Repeat the material below word for word and leave out all pictures.

Start Data provided

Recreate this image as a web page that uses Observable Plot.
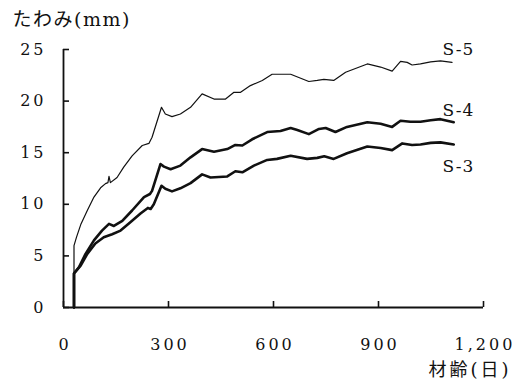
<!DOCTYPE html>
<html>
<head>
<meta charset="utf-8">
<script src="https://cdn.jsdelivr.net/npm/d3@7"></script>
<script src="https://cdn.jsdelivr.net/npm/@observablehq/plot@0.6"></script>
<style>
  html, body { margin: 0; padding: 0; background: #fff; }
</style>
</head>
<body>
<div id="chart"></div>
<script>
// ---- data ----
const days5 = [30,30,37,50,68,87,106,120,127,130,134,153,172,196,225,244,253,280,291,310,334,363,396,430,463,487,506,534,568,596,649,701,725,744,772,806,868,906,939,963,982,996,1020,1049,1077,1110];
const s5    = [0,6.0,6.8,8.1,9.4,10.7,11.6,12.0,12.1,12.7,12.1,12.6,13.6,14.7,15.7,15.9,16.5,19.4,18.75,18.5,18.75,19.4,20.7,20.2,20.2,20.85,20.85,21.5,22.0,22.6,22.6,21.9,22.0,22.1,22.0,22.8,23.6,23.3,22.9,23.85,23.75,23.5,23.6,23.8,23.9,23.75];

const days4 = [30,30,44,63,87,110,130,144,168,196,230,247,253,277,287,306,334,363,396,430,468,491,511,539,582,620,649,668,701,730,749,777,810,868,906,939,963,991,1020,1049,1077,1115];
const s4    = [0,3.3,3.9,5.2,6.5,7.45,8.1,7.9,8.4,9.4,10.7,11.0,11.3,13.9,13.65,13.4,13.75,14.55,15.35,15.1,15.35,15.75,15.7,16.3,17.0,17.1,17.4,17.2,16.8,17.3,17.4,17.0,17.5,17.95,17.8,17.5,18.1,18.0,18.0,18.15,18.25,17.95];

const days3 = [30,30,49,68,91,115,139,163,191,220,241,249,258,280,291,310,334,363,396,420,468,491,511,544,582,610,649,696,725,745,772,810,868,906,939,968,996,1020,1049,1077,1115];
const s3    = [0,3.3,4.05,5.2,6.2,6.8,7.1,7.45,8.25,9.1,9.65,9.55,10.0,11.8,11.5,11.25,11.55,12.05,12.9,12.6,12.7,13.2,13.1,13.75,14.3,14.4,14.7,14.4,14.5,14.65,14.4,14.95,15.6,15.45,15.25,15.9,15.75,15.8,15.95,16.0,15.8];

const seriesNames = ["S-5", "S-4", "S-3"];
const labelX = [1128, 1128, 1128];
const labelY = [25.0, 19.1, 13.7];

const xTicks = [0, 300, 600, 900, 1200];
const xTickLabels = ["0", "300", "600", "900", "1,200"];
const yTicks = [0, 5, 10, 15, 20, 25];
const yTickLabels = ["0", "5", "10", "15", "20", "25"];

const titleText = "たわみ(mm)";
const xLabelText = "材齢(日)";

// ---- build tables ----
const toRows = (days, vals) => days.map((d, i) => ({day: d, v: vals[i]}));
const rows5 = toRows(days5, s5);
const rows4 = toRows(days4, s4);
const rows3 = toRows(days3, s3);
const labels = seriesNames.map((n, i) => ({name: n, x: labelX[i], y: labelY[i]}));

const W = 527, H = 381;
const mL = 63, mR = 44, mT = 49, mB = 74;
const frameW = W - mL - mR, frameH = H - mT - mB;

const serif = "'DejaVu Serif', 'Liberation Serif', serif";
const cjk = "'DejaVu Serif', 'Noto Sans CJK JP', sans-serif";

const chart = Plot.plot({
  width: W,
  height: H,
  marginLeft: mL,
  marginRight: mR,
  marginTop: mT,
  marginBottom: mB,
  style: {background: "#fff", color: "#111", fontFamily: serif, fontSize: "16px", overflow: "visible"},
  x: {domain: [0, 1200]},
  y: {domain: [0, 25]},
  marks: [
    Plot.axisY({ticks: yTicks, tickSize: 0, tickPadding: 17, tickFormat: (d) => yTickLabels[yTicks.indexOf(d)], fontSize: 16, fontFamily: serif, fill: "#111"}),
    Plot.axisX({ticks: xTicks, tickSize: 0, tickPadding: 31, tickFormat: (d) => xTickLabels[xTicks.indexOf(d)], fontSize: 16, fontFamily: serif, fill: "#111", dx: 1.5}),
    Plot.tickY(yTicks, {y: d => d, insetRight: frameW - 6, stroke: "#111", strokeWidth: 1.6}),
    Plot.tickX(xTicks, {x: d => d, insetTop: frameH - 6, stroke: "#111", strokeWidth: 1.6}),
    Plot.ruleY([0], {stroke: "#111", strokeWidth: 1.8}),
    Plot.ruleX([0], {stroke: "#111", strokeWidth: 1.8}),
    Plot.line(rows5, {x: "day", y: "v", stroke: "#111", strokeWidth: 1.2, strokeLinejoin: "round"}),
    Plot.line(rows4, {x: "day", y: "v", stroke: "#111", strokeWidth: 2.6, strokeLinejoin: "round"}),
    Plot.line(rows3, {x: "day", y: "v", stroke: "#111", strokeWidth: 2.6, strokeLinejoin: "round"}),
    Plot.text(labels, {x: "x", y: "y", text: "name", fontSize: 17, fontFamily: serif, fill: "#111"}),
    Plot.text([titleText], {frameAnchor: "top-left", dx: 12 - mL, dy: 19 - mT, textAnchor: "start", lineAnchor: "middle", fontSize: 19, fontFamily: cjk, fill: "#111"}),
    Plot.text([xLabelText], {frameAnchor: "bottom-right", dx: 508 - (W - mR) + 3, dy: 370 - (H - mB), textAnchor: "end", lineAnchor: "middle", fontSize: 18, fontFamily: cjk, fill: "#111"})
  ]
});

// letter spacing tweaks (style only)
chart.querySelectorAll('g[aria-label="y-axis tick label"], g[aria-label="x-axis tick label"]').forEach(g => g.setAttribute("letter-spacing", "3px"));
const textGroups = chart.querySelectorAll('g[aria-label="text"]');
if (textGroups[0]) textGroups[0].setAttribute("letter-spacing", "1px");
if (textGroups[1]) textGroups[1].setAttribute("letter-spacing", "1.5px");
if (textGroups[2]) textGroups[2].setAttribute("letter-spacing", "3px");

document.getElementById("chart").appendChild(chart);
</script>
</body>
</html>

End Data provided

The reply:
Recreate this image as a web page that uses Observable Plot.
<!DOCTYPE html>
<html>
<head>
<meta charset="utf-8">
<script src="https://cdn.jsdelivr.net/npm/d3@7"></script>
<script src="https://cdn.jsdelivr.net/npm/@observablehq/plot@0.6"></script>
<style>
  html, body { margin: 0; padding: 0; background: #fff; }
</style>
</head>
<body>
<div id="chart"></div>
<script>
// ---- data ----
const days5 = [30,30,37,50,68,87,106,120,127,130,134,153,172,196,225,244,253,280,291,310,334,363,396,430,463,487,506,534,568,596,649,701,725,744,772,806,868,906,939,963,982,996,1020,1049,1077,1110];
const s5    = [0,6.0,6.8,8.1,9.4,10.7,11.6,12.0,12.1,12.7,12.1,12.6,13.6,14.7,15.7,15.9,16.5,19.4,18.75,18.5,18.75,19.4,20.7,20.2,20.2,20.85,20.85,21.5,22.0,22.6,22.6,21.9,22.0,22.1,22.0,22.8,23.6,23.3,22.9,23.85,23.75,23.5,23.6,23.8,23.9,23.75];

const days4 = [30,30,44,63,87,110,130,144,168,196,230,247,253,277,287,306,334,363,396,430,468,491,511,539,582,620,649,668,701,730,749,777,810,868,906,939,963,991,1020,1049,1077,1115];
const s4    = [0,3.3,3.9,5.2,6.5,7.45,8.1,7.9,8.4,9.4,10.7,11.0,11.3,13.9,13.65,13.4,13.75,14.55,15.35,15.1,15.35,15.75,15.7,16.3,17.0,17.1,17.4,17.2,16.8,17.3,17.4,17.0,17.5,17.95,17.8,17.5,18.1,18.0,18.0,18.15,18.25,17.95];

const days3 = [30,30,49,68,91,115,139,163,191,220,241,249,258,280,291,310,334,363,396,420,468,491,511,544,582,610,649,696,725,745,772,810,868,906,939,968,996,1020,1049,1077,1115];
const s3    = [0,3.3,4.05,5.2,6.2,6.8,7.1,7.45,8.25,9.1,9.65,9.55,10.0,11.8,11.5,11.25,11.55,12.05,12.9,12.6,12.7,13.2,13.1,13.75,14.3,14.4,14.7,14.4,14.5,14.65,14.4,14.95,15.6,15.45,15.25,15.9,15.75,15.8,15.95,16.0,15.8];

const seriesNames = ["S-5", "S-4", "S-3"];
const labelX = [1128, 1128, 1128];
const labelY = [25.0, 19.1, 13.7];

const xTicks = [0, 300, 600, 900, 1200];
const xTickLabels = ["0", "300", "600", "900", "1,200"];
const yTicks = [0, 5, 10, 15, 20, 25];
const yTickLabels = ["0", "5", "10", "15", "20", "25"];

const titleText = "たわみ(mm)";
const xLabelText = "材齢(日)";

// ---- build tables ----
const toRows = (days, vals) => days.map((d, i) => ({day: d, v: vals[i]}));
const rows5 = toRows(days5, s5);
const rows4 = toRows(days4, s4);
const rows3 = toRows(days3, s3);
const labels = seriesNames.map((n, i) => ({name: n, x: labelX[i], y: labelY[i]}));

const W = 527, H = 381;
const mL = 63, mR = 44, mT = 49, mB = 74;
const frameW = W - mL - mR, frameH = H - mT - mB;

const serif = "'DejaVu Serif', 'Liberation Serif', serif";
const cjk = "'DejaVu Serif', 'Noto Sans CJK JP', sans-serif";

const chart = Plot.plot({
  width: W,
  height: H,
  marginLeft: mL,
  marginRight: mR,
  marginTop: mT,
  marginBottom: mB,
  style: {background: "#fff", color: "#111", fontFamily: serif, fontSize: "16px", overflow: "visible"},
  x: {domain: [0, 1200]},
  y: {domain: [0, 25]},
  marks: [
    Plot.axisY({ticks: yTicks, tickSize: 0, tickPadding: 17, tickFormat: (d) => yTickLabels[yTicks.indexOf(d)], fontSize: 16, fontFamily: serif, fill: "#111"}),
    Plot.axisX({ticks: xTicks, tickSize: 0, tickPadding: 31, tickFormat: (d) => xTickLabels[xTicks.indexOf(d)], fontSize: 16, fontFamily: serif, fill: "#111", dx: 1.5}),
    Plot.tickY(yTicks, {y: d => d, insetRight: frameW - 6, stroke: "#111", strokeWidth: 1.6}),
    Plot.tickX(xTicks, {x: d => d, insetTop: frameH - 6, stroke: "#111", strokeWidth: 1.6}),
    Plot.ruleY([0], {stroke: "#111", strokeWidth: 1.8}),
    Plot.ruleX([0], {stroke: "#111", strokeWidth: 1.8}),
    Plot.line(rows5, {x: "day", y: "v", stroke: "#111", strokeWidth: 1.2, strokeLinejoin: "round"}),
    Plot.line(rows4, {x: "day", y: "v", stroke: "#111", strokeWidth: 2.6, strokeLinejoin: "round"}),
    Plot.line(rows3, {x: "day", y: "v", stroke: "#111", strokeWidth: 2.6, strokeLinejoin: "round"}),
    Plot.text(labels, {x: "x", y: "y", text: "name", fontSize: 17, fontFamily: serif, fill: "#111"}),
    Plot.text([titleText], {frameAnchor: "top-left", dx: 12 - mL, dy: 19 - mT, textAnchor: "start", lineAnchor: "middle", fontSize: 19, fontFamily: cjk, fill: "#111"}),
    Plot.text([xLabelText], {frameAnchor: "bottom-right", dx: 508 - (W - mR) + 3, dy: 370 - (H - mB), textAnchor: "end", lineAnchor: "middle", fontSize: 18, fontFamily: cjk, fill: "#111"})
  ]
});

// letter spacing tweaks (style only)
chart.querySelectorAll('g[aria-label="y-axis tick label"], g[aria-label="x-axis tick label"]').forEach(g => g.setAttribute("letter-spacing", "3px"));
const textGroups = chart.querySelectorAll('g[aria-label="text"]');
if (textGroups[0]) textGroups[0].setAttribute("letter-spacing", "1px");
if (textGroups[1]) textGroups[1].setAttribute("letter-spacing", "1.5px");
if (textGroups[2]) textGroups[2].setAttribute("letter-spacing", "3px");

document.getElementById("chart").appendChild(chart);
</script>
</body>
</html>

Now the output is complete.